## Data for the task
+===+
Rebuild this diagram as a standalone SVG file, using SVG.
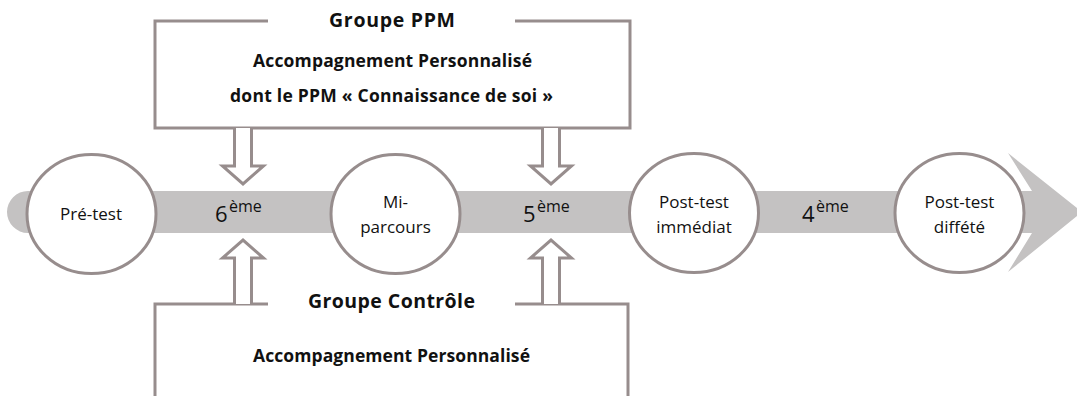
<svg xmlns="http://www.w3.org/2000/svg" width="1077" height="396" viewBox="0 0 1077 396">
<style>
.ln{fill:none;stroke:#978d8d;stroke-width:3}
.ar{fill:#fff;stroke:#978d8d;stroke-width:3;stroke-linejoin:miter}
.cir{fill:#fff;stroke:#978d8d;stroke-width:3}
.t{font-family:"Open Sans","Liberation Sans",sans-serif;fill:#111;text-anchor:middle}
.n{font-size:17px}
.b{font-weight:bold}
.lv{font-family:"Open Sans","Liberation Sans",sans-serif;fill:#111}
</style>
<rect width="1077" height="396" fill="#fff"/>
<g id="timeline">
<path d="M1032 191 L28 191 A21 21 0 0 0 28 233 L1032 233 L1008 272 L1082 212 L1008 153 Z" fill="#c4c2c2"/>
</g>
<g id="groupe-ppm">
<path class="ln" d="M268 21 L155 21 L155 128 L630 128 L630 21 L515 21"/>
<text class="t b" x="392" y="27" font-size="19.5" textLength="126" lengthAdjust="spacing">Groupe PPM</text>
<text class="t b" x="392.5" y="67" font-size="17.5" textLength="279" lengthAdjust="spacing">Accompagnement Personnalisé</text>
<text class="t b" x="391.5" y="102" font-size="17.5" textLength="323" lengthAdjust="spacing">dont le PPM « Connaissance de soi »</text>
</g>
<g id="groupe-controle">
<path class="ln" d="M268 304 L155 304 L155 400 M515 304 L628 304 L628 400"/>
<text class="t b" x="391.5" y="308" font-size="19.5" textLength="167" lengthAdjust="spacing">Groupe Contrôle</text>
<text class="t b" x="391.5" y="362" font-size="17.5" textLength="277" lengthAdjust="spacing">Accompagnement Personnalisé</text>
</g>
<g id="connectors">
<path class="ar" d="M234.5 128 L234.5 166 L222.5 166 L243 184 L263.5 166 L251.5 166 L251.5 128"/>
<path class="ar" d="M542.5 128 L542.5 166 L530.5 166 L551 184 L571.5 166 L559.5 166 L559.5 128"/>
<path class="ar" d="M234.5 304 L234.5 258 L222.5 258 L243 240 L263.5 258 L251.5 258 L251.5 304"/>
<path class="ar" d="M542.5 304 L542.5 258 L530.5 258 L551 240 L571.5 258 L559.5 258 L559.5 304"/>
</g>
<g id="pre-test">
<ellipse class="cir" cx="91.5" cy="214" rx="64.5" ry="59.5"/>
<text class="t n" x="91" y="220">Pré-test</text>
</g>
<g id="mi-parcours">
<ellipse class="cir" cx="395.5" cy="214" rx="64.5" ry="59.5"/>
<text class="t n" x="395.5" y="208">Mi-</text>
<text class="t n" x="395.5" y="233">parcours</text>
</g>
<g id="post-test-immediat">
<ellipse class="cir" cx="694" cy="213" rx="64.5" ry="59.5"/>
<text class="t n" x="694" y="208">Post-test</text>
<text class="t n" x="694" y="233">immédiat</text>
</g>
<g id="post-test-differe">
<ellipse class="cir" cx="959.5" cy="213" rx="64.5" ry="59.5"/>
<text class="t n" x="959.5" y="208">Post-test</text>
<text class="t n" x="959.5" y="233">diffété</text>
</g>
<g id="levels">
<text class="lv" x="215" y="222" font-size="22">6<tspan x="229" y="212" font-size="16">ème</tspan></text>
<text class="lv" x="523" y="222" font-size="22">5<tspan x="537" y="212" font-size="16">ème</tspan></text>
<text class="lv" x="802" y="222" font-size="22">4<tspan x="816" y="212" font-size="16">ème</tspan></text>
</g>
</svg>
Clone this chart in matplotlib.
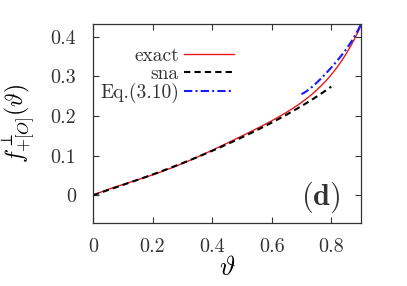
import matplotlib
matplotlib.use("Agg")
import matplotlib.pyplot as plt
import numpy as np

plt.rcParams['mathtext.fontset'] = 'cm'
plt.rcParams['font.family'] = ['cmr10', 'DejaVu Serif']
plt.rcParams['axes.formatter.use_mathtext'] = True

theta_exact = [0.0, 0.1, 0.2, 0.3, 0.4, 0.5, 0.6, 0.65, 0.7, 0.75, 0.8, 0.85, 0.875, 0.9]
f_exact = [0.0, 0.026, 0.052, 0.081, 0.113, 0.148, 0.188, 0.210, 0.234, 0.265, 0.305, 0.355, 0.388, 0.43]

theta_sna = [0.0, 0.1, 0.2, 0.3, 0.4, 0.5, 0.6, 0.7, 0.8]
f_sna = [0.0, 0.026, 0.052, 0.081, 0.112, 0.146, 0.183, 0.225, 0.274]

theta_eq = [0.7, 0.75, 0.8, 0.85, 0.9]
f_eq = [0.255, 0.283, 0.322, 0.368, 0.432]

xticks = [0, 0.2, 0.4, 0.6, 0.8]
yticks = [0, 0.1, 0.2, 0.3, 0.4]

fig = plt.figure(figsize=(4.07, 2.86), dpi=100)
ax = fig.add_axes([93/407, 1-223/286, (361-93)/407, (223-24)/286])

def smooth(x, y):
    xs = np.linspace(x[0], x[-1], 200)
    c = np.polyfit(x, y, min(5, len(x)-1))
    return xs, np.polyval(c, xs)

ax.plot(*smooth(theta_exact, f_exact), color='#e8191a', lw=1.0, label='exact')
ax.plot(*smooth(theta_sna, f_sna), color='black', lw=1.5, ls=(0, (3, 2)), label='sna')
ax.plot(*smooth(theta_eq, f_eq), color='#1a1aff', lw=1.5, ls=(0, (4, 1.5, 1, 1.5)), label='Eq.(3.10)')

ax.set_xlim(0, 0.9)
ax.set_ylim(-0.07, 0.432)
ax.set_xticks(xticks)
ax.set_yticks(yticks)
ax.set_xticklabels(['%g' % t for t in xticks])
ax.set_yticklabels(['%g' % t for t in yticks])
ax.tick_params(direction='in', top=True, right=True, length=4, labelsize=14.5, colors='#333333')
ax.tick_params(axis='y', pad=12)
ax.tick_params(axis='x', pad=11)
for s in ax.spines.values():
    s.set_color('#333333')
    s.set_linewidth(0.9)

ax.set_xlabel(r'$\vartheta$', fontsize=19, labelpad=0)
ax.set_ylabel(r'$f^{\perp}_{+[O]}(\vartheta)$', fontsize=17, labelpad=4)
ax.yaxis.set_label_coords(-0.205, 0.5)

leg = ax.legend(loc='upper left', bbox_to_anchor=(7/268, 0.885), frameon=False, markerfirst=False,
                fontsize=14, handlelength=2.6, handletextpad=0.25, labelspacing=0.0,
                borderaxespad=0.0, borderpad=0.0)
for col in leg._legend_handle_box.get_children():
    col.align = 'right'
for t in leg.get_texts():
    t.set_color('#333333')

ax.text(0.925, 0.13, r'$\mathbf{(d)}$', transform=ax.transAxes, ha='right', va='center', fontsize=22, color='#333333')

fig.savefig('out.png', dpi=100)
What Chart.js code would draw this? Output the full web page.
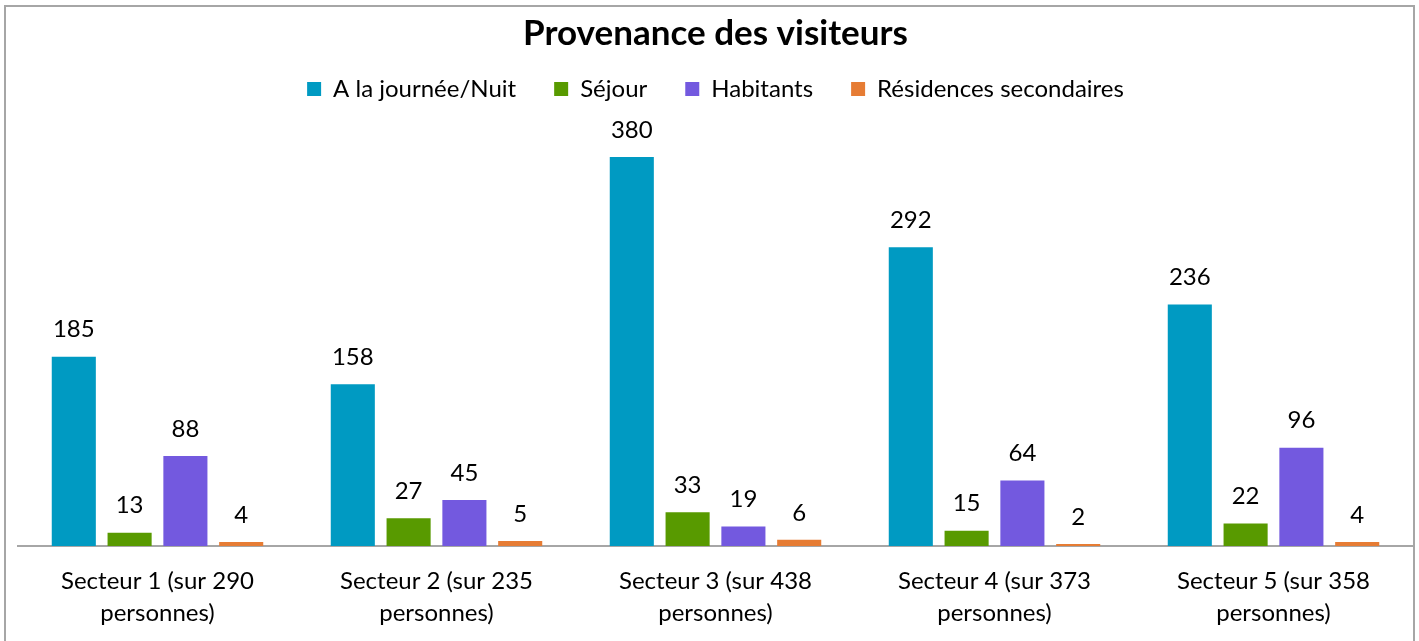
+===+
Give again, word for word, only the lines starting at the line with "Clone this chart in matplotlib." and ending at the line with "ax.yaxis.set_label_coords(-0.205, 0.5)", keeping both end lines; pictures stay out.

## Reply to the exercise
Clone this chart in matplotlib.
import matplotlib
matplotlib.use("Agg")
import matplotlib.pyplot as plt
import numpy as np

plt.rcParams['mathtext.fontset'] = 'cm'
plt.rcParams['font.family'] = ['cmr10', 'DejaVu Serif']
plt.rcParams['axes.formatter.use_mathtext'] = True

theta_exact = [0.0, 0.1, 0.2, 0.3, 0.4, 0.5, 0.6, 0.65, 0.7, 0.75, 0.8, 0.85, 0.875, 0.9]
f_exact = [0.0, 0.026, 0.052, 0.081, 0.113, 0.148, 0.188, 0.210, 0.234, 0.265, 0.305, 0.355, 0.388, 0.43]

theta_sna = [0.0, 0.1, 0.2, 0.3, 0.4, 0.5, 0.6, 0.7, 0.8]
f_sna = [0.0, 0.026, 0.052, 0.081, 0.112, 0.146, 0.183, 0.225, 0.274]

theta_eq = [0.7, 0.75, 0.8, 0.85, 0.9]
f_eq = [0.255, 0.283, 0.322, 0.368, 0.432]

xticks = [0, 0.2, 0.4, 0.6, 0.8]
yticks = [0, 0.1, 0.2, 0.3, 0.4]

fig = plt.figure(figsize=(4.07, 2.86), dpi=100)
ax = fig.add_axes([93/407, 1-223/286, (361-93)/407, (223-24)/286])

def smooth(x, y):
    xs = np.linspace(x[0], x[-1], 200)
    c = np.polyfit(x, y, min(5, len(x)-1))
    return xs, np.polyval(c, xs)

ax.plot(*smooth(theta_exact, f_exact), color='#e8191a', lw=1.0, label='exact')
ax.plot(*smooth(theta_sna, f_sna), color='black', lw=1.5, ls=(0, (3, 2)), label='sna')
ax.plot(*smooth(theta_eq, f_eq), color='#1a1aff', lw=1.5, ls=(0, (4, 1.5, 1, 1.5)), label='Eq.(3.10)')

ax.set_xlim(0, 0.9)
ax.set_ylim(-0.07, 0.432)
ax.set_xticks(xticks)
ax.set_yticks(yticks)
ax.set_xticklabels(['%g' % t for t in xticks])
ax.set_yticklabels(['%g' % t for t in yticks])
ax.tick_params(direction='in', top=True, right=True, length=4, labelsize=14.5, colors='#333333')
ax.tick_params(axis='y', pad=12)
ax.tick_params(axis='x', pad=11)
for s in ax.spines.values():
    s.set_color('#333333')
    s.set_linewidth(0.9)

ax.set_xlabel(r'$\vartheta$', fontsize=19, labelpad=0)
ax.set_ylabel(r'$f^{\perp}_{+[O]}(\vartheta)$', fontsize=17, labelpad=4)
ax.yaxis.set_label_coords(-0.205, 0.5)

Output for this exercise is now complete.